I stop cold. This could mean several things in so rubbery a language as English, where intent is all. This could mean: You are not so photogenic, Mrs. Lady; or Your image delights my eye and it amazes me that you draw breath. When someone says You are as beautiful as your pictures, it is impossible to determine what is meant without offending the speaker, though I am dying to know with every fiber of my being.
Me: Thank you.
Then I change the subject.
Lovely Thing 2 has a weepy right eye, so I took her to the vet yesterday.
Thing 1 is affectionate and loves me openly. She walks around my head while I’m writing, settling across my chest, where we sit nose to nose and she turns into the sweetest, purringest Princess Kissyface and my icy heart melts and she lies against me like a tiny five-pound baby and I have to muh-muh-muh kiss her nose and forehead and because I hate cute I could just KILL MYSELF. I feel pretty confident that Thing 1 would be okay going to the vet’s office with me, and if she were frightened, she could sit on my chest and we could have a talk about boys in her French class.
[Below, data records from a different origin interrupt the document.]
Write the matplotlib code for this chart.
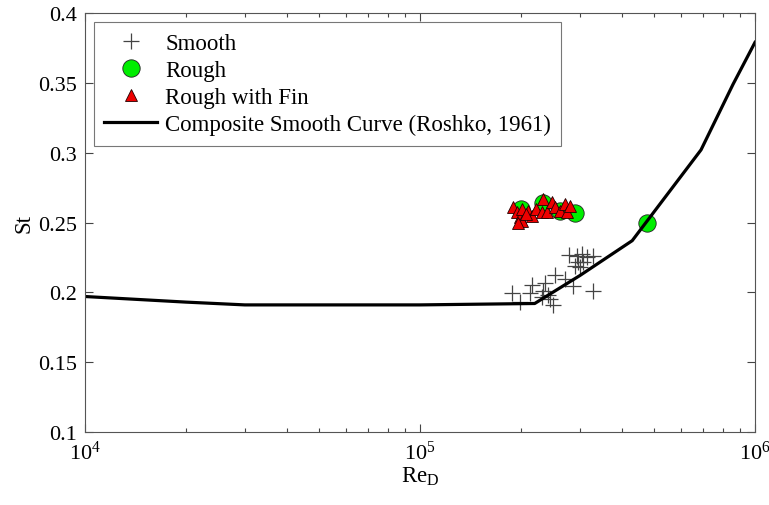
import numpy as np
import matplotlib
matplotlib.use('Agg')
import matplotlib.pyplot as plt
from matplotlib.ticker import LogLocator, NullFormatter, FixedLocator

plt.rcParams['font.family'] = ['Liberation Serif', 'DejaVu Serif']
plt.rcParams['mathtext.fontset'] = 'custom'
plt.rcParams['mathtext.rm'] = 'Liberation Serif'
plt.rcParams['mathtext.it'] = 'Liberation Serif:italic'

# Roshko (1961) composite smooth curve
curve_re = [1e4, 2e4, 3e4, 1e5, 2.2e5, 3e5, 4.3e5, 6.9e5, 8.6e5, 1e6]
curve_st = [0.197, 0.193, 0.191, 0.191, 0.192, 0.212, 0.237, 0.302, 0.349, 0.379]

# smooth cylinder
smooth_re = [1.88e5, 1.99e5, 2.16e5, 2.13e5, 2.36e5, 2.33e5, 2.41e5, 2.31e5, 2.49e5, 2.53e5,
             2.71e5, 2.86e5, 2.79e5, 2.94e5, 3.05e5, 3.15e5, 2.97e5, 3.07e5, 3.01e5, 2.90e5,
             3.28e5, 3.28e5, 2.44e5]
smooth_st = [0.1995, 0.1931, 0.2053, 0.1995, 0.2067, 0.2010, 0.1981, 0.1967, 0.1909, 0.2124,
             0.2095, 0.2045, 0.2267, 0.2260, 0.2274, 0.2253, 0.2217, 0.2217, 0.2181, 0.2188,
             0.2260, 0.2010, 0.1952]

# rough cylinder
rough_re = [2.0e5, 2.33e5, 2.62e5, 2.9e5, 4.75e5]
rough_st = [0.260, 0.264, 0.258, 0.257, 0.250]

# rough cylinder with fin
fin_re = [1.895e5, 1.948e5, 1.989e5, 2.016e5, 2.02e5, 2.10e5, 2.16e5, 2.22e5, 2.33e5, 2.31e5,
          2.39e5, 2.47e5, 2.53e5, 2.62e5, 2.71e5, 2.74e5, 2.81e5, 1.96e5, 2.07e5]
fin_st = [0.261, 0.2575, 0.254, 0.251, 0.2597, 0.258, 0.2546, 0.260, 0.2668, 0.2575,
          0.2575, 0.2647, 0.261, 0.258, 0.263, 0.2575, 0.2618, 0.2496, 0.256]

fig = plt.figure(figsize=(7.69, 5.06), dpi=100)
ax = fig.add_axes([0.1105, 0.1443, 0.8713, 0.828])

ax.plot(smooth_re, smooth_st, ls='none', marker='+', ms=11, mew=0.9, color='#444444', label='Smooth')
ax.plot(rough_re, rough_st, ls='none', marker='o', ms=12.5, mfc='#00ee00', mec='#222222', mew=0.6, label='Rough')
ax.plot(fin_re, fin_st, ls='none', marker='^', ms=8, mfc='#ee0000', mec='#220000', mew=0.6, label='Rough with Fin')
ax.plot(curve_re, curve_st, color='black', lw=2.3, label='Composite Smooth Curve (Roshko, 1961)')

ax.set_xscale('log')
ax.set_xlim(1e4, 1e6)
ax.set_ylim(0.1, 0.4)
ax.yaxis.set_major_locator(FixedLocator([0.1, 0.15, 0.2, 0.25, 0.3, 0.35, 0.4]))
ax.set_yticklabels(['0.1', '0.15', '0.2', '0.25', '0.3', '0.35', '0.4'])
ax.xaxis.set_major_locator(FixedLocator([1e4, 1e5, 1e6]))
ax.set_xticklabels([r'10$^{4}$', r'10$^{5}$', r'10$^{6}$'])
ax.xaxis.set_minor_locator(LogLocator(base=10, subs=np.arange(2, 10), numticks=20))
ax.xaxis.set_minor_formatter(NullFormatter())

ax.tick_params(which='both', direction='in', top=True, right=True, labelsize=16, colors='#444444', labelcolor='black')
ax.tick_params(which='major', length=6, width=0.8, pad=6)
ax.tick_params(which='minor', length=3, width=0.8)
for s in ax.spines.values():
    s.set_linewidth(0.8)
    s.set_color('#555555')

ax.set_xlabel(r'Re$_{\mathrm{D}}$', fontsize=16.5, labelpad=1)
ax.set_ylabel('St', fontsize=16.5, labelpad=2)

leg = ax.legend(loc='upper left', fontsize=16.5, frameon=True, fancybox=False, edgecolor='#555555',
                borderaxespad=0.4, handlelength=2.3, handletextpad=0.35, labelspacing=0.27, borderpad=0.45)
leg.get_frame().set_linewidth(0.8)

fig.savefig('out.png', dpi=100)
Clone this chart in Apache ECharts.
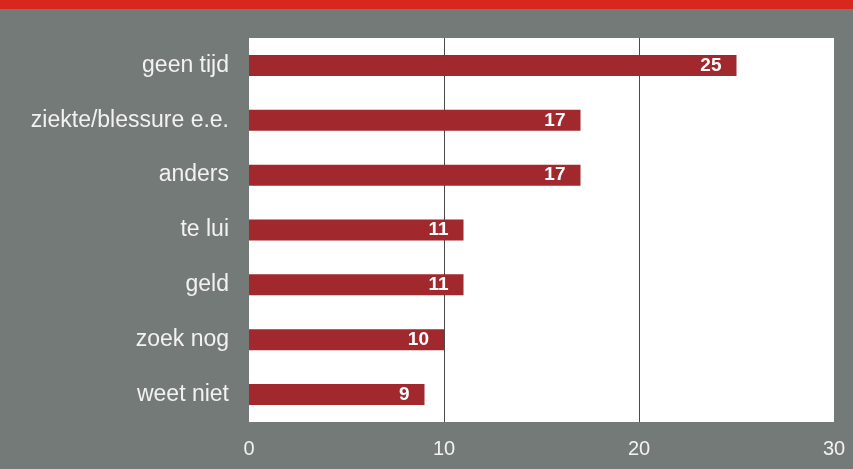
<!DOCTYPE html>
<html>
<head>
<meta charset="utf-8">
<script src="https://cdn.jsdelivr.net/npm/echarts@6/dist/echarts.min.js"></script>
<style>
  html, body { margin: 0; padding: 0; background: #747a78; }
  #chart { width: 853px; height: 469px; }
</style>
</head>
<body>
<div id="chart"></div>
<script>
// Reasons, listed top to bottom
const categories = ['geen tijd', 'ziekte/blessure e.e.', 'anders', 'te lui', 'geld', 'zoek nog', 'weet niet'];
const values = [25, 17, 17, 11, 11, 10, 9];
const xTicks = [0, 10, 20, 30];

const FONT = 'Liberation Sans, Arial, sans-serif';
const chart = echarts.init(document.getElementById('chart'));
chart.setOption({
  backgroundColor: '#747a78',
  animation: false,
  graphic: [{
    type: 'rect',
    left: 0, top: 0,
    shape: { width: 853, height: 9 },
    style: { fill: '#d8281e' }
  }],
  grid: { left: 249, right: 19, top: 38, bottom: 47, containLabel: false,
          show: true, backgroundColor: '#ffffff', borderWidth: 0 },
  xAxis: {
    type: 'value', min: xTicks[0], max: xTicks[xTicks.length - 1], interval: 10,
    axisLine: { show: false }, axisTick: { show: false },
    splitLine: { show: true, lineStyle: { color: ['transparent', '#4a4a4a', '#4a4a4a', 'transparent'], width: 1 } },
    axisLabel: { color: '#f2f2f2', fontSize: 20, fontFamily: FONT, margin: 17 }
  },
  yAxis: {
    type: 'category', data: categories, inverse: true,
    axisLine: { show: false }, axisTick: { show: false },
    axisLabel: { color: '#f2f2f2', fontSize: 23, fontFamily: FONT, margin: 20, padding: [3, 0, 0, 0] }
  },
  series: [{
    type: 'bar', data: values, barWidth: 21,
    itemStyle: { color: '#a1292d' },
    label: { show: true, position: 'insideRight', distance: 15, color: '#ffffff',
             fontWeight: 'bold', fontSize: 19, fontFamily: FONT }
  }]
});
</script>
</body>
</html>
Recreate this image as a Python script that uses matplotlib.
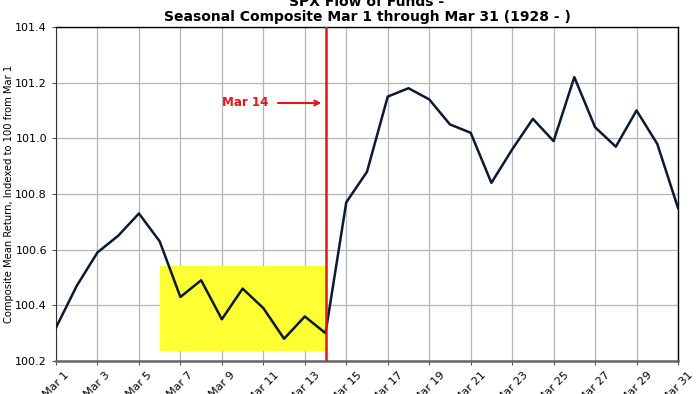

Thing 2, shy and reticent, I wasn’t so sure about, but there we were, and I shoved her into a cat carrier the size of a Barcalounger, and off we went. Only once did she make a single distressed peep. The vet’s waiting room was full of dogs and their people, and an older man sat down knee to knee with me so his Shetland collie, my new best friend, could lean on my leg. I didn’t mind, so long as Thing 2 remained calm and watchful, and not freaked out and hissing. The older man was chatty and handed me a card.
He: Here’s something you’ll like.
He couldn’t have been more wrong. His business card read: Joyce Kilmer Centennial Commission. Ugh. He seemed like a nice man, so I said something bland.
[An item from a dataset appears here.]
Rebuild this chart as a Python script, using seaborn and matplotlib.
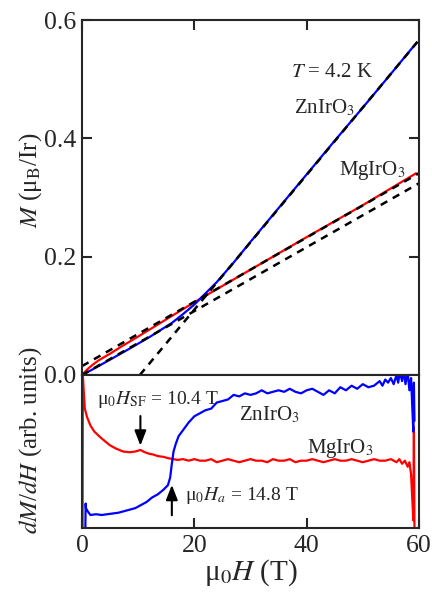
import numpy as np
import pandas as pd
import matplotlib
matplotlib.use("Agg")
import matplotlib.pyplot as plt
import seaborn as sns

# --- magnetization M(H) ---
mg_H = [0, 1, 2, 3, 5, 7, 10, 15, 20, 30, 40, 50, 59.5]
mg_M = [0, 0.010, 0.018, 0.025, 0.036, 0.048, 0.065, 0.094, 0.123, 0.178, 0.233, 0.287, 0.341]

zn_H = [0, 2, 5, 8, 10, 12, 14, 16, 18, 20, 22, 24, 27, 30, 35, 40, 45, 50, 55, 59.6]
zn_M = [0, 0.010, 0.026, 0.042, 0.053, 0.064, 0.076, 0.088, 0.103, 0.119, 0.138, 0.157,
        0.190, 0.225, 0.282, 0.339, 0.396, 0.452, 0.509, 0.562]

# linear fits (dashed)
fit_mg_H = [0, 60]
fit_mg_M = [0.015, 0.341]
fit_zn_low_H = [0, 60]
fit_zn_low_M = [0.0, 0.324]
fit_zn_high_H = [10.3, 60]
fit_zn_high_M = [0.0, 0.566]

# --- dM/dH (arb. units) ---
dmg_H = [0.1, 0.15, 0.5, 0.9, 1.5, 2.2, 3.2, 4.0, 5.0, 6.0, 7.3, 8.5, 9.5, 10.4, 11.2,
         12.0, 12.7, 13.5, 14.5, 15.5, 16.3, 17.0, 18.0, 19.0,
         20, 21, 22, 23, 24, 25, 26, 27, 28, 29, 30, 31, 32, 33, 34, 35, 36, 37,
         38, 39, 40, 41, 42, 43, 44, 45, 46, 47, 48, 49, 50, 51, 52, 53, 54, 55,
         56, 56.5, 57, 57.5, 58, 58.3, 58.6, 58.8, 59.0, 59.1, 59.2]
dmg_v = [0.0, 1.0, 0.78, 0.725, 0.67, 0.63, 0.595, 0.57, 0.54, 0.52, 0.50, 0.495, 0.50, 0.51,
         0.495, 0.485, 0.48, 0.47, 0.465, 0.455, 0.45, 0.445, 0.45, 0.44,
         0.45, 0.44, 0.44, 0.45, 0.43, 0.44, 0.45, 0.44, 0.43, 0.44, 0.45, 0.44, 0.44, 0.43,
         0.45, 0.44, 0.44, 0.45, 0.43, 0.44, 0.44, 0.45, 0.44, 0.43, 0.44, 0.45, 0.44, 0.44,
         0.45, 0.44, 0.43, 0.44, 0.45, 0.44, 0.44, 0.45,
         0.43, 0.45, 0.42, 0.44, 0.40, 0.43, 0.35, 0.20, 0.05, 0.66, 0.0]

dzn_H = [0.6, 0.65, 0.7, 1.0, 1.5, 2.5, 3.5, 4.5, 5.5, 6.5, 7.5, 8.5, 9.5, 10.5, 11.5,
         12.5, 13.5, 14.5, 15.3, 15.7, 16.0, 16.3, 16.7, 17.2, 18, 19, 20, 21, 22, 23,
         24, 25, 26, 27, 28, 29, 30, 31, 32, 33, 34, 35, 36, 37, 38, 39, 40, 41, 42,
         43, 44, 45, 46, 47, 48, 49, 50, 51, 52, 53, 53.5, 54, 54.5, 55, 55.5, 56,
         56.3, 56.6, 57, 57.3, 57.6, 58, 58.3, 58.6, 58.8, 59.0, 59.1, 59.2]
dzn_v = [0.0, 0.16, 0.13, 0.11, 0.085, 0.09, 0.085, 0.09, 0.095, 0.10, 0.11, 0.12, 0.13,
         0.15, 0.17, 0.20, 0.22, 0.25, 0.28, 0.33, 0.42, 0.50, 0.55, 0.60, 0.64, 0.69,
         0.73, 0.75, 0.77, 0.78, 0.82, 0.83, 0.84, 0.87, 0.86, 0.88, 0.87, 0.88, 0.90,
         0.88, 0.89, 0.90, 0.89, 0.91, 0.89, 0.88, 0.90, 0.91, 0.89, 0.87, 0.90, 0.88,
         0.92, 0.90, 0.93, 0.91, 0.94, 0.92, 0.93, 0.96, 0.93, 0.97, 0.95, 0.98, 0.94,
         1.0, 0.95, 1.02, 0.96, 1.03, 0.94, 1.02, 0.90, 0.98, 0.80, 0.63, 0.95, 0.70]

x_ticks = [0, 20, 40, 60]
m_ticks = [0.0, 0.2, 0.4, 0.6]

sns.set_style("ticks")
plt.rcParams['font.family'] = ['Liberation Serif', 'DejaVu Serif']
plt.rcParams['mathtext.fontset'] = 'stix'
plt.rcParams['axes.linewidth'] = 1.5

fig = plt.figure(figsize=(4.32, 5.94), dpi=100)
ax1 = fig.add_axes([0.1898, 0.3687, 0.780, 0.5976])
ax2 = fig.add_axes([0.1898, 0.1111, 0.780, 0.2576])

red = "#ff0000"
blue = "#0000ff"

# top panel
sns.lineplot(x=mg_H, y=mg_M, ax=ax1, color=red, lw=1.6, sort=False, estimator=None)
sns.lineplot(x=zn_H, y=zn_M, ax=ax1, color=blue, lw=1.6, sort=False, estimator=None)
for fh, fm in [(fit_mg_H, fit_mg_M), (fit_zn_low_H, fit_zn_low_M), (fit_zn_high_H, fit_zn_high_M)]:
    sns.lineplot(x=fh, y=fm, ax=ax1, color="black", lw=1.8, sort=False, estimator=None,
                 linestyle=(0, (3, 2.5)))

ax1.set_xlim(0, 60)
ax1.set_ylim(0, 0.6)
ax1.set_xticks(x_ticks)
ax1.set_yticks(m_ticks)
ax1.set_yticklabels([f"{t:.1f}" for t in m_ticks])
ax1.tick_params(direction="in", length=7, width=1.5, labelsize=18.5,
                top=True, bottom=False, right=True, labelbottom=False, pad=4)

ax1.text(37.3, 0.511, "$T$ = 4.2 K", fontsize=15, va="center")
ax1.text(37.7, 0.451, "ZnIrO$_3$", fontsize=15, va="center")
ax1.text(45.7, 0.346, "MgIrO$_3$", fontsize=15, va="center")

# bottom panel
sns.lineplot(x=dmg_H, y=dmg_v, ax=ax2, color=red, lw=1.6, sort=False, estimator=None)
sns.lineplot(x=dzn_H, y=dzn_v, ax=ax2, color=blue, lw=1.6, sort=False, estimator=None)

ax2.set_xlim(0, 60)
ax2.set_ylim(0, 1)
ax2.set_xticks(x_ticks)
ax2.set_yticks([])
ax2.tick_params(direction="in", length=7, width=1.5, labelsize=18.5, top=False, pad=5)

arr = dict(arrowstyle="-|>,head_width=0.35,head_length=0.9", color="black", lw=1.5)
ax2.annotate("", xy=(10.4, 0.52), xytext=(10.4, 0.75), arrowprops=arr)
ax2.annotate("", xy=(16.0, 0.30), xytext=(16.0, 0.065), arrowprops=arr)
ax2.text(13.6, 0.84, "μ$_0H_{\\rm SF}$ = 10.4 T", fontsize=14, ha="center", va="center")
ax2.text(18.4, 0.215, "μ$_0H_a$ = 14.8 T", fontsize=14, ha="left", va="center")
ax2.text(28.0, 0.74, "ZnIrO$_3$", fontsize=15, va="center")
ax2.text(40.0, 0.52, "MgIrO$_3$", fontsize=15, va="center")

ax1.set_xlabel("")
ax1.set_ylabel("")
ax2.set_xlabel("μ$_0H$ (T)", fontsize=21, labelpad=0)
ax2.set_ylabel("")

fig.text(0.07, 1 - 180 / 594, "$M$ (μ$_{\\rm B}$/Ir)", rotation=90, fontsize=18,
         ha="center", va="center")
fig.text(0.07, 1 - 440 / 594, "$dM$/$dH$ (arb. units)", rotation=90, fontsize=18,
         ha="center", va="center")

fig.savefig("out.png", dpi=100)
Tata: I had to memorize that poem in third grade.
He: Did you?
Tata: I did. My father had a piece of that tree.
Tata: Yes, I know. Everyone had a piece of that tree.
He: Yes. It was cut down in 1963.
Tata: The year I was born.
He: Was it?
Fortunately for us both, before I could blurt, “I’ve written better crap on fucking parking tickets,” it was suddenly my turn to drag the cavernous cat carrier down the hallway to an examining room, where the able assistant, the same woman who tried to talk me out of putting Larry, the little black cat once bent on stealing your soul, to sleep, took out a new file. Hey, two months ago, we were traumatized. I haven’t held that against her. I opened the carrier door and out popped tiny Thing 2. The assistant, who has the whitest skin I’ve ever seen without pink eyes and whiskers, went all liquidy. I actually saw ripples pass through her body.
She: Look at those eyes!
It’s true: Thing 2’s eyes are a golden orange I’ve never seen before. I actually wondered if there might be something wrong with her because they just seemed utterly surreal. While Thing 2 and I waited for the vet, she scampered around the room, over and under and inside and through things, while I watched from a few feet away. Her curiosity was charming. She came to me now and then for reassurance, but she wasn’t afraid. I watched her and thought: Topaz. Maybe her name is Topaz.
So the kitten has eye drops for her lovely tigerlily eyes.